4pm – Writer’s Block

It’s nearly the end of the day and your eyes are watching the clock rather than the task at hand. Don’t write off your last hour just yet – you can still give your lagging productivity a last minute boost.

For example, allow yourself to do what your school teachers always scolded you about: doode. Not only were Albert Einstein, Steve Jobs and other great minds avid doodlers, but the act of doodling has been proven to positively impact our productivity. We engage better, recall more and de-stress when we doodle, so don’t be afraid to pick up your pen.

If you’re still having difficulty, this is the perfect time to get brainstorming. Unlike laptops and phones, there is no delete button with a notebook, meaning when you start spitballing ideas, you just have to keep going.
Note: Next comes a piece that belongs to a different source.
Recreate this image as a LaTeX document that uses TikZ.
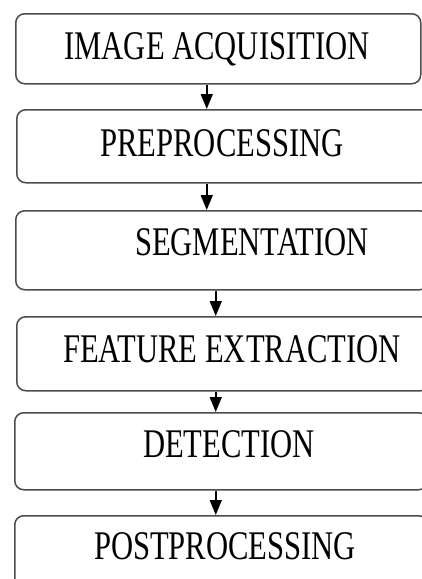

You may have a list of ten or twenty ideas for a headline written by the end of it, and some will, of course, be terrible, but perhaps in one of those awful lines, you’ll find a hint of something good – great, even. It could be just a word that leads you in a new direction, or a phrase that sparks inspiration in you, or exactly what you’re looking for.

5pm – Home at last

Finally, tick off the last of your to-do list and move anything to another list which has not been completed. You might want to reflect on all of the progress you have made, to give you a motivation boost for tomorrow, or if you find that you haven’t done as much as you would have liked, consider how to make tomorrow more productive.

Maybe you could make a note to install a URL blocker, to keep you away from social media, or to stay more focused by taking regular breaks every hour and sketch 7 check boxes to make sure that you do.

Once you are satisfied with your to-do lists and reflections, it’s time to destress and let go. If you have any lingering to-do tasks or ill feelings in your head, write them down and get the out. After all, regular relaxation and rest sets you up for a more productive tomorrow.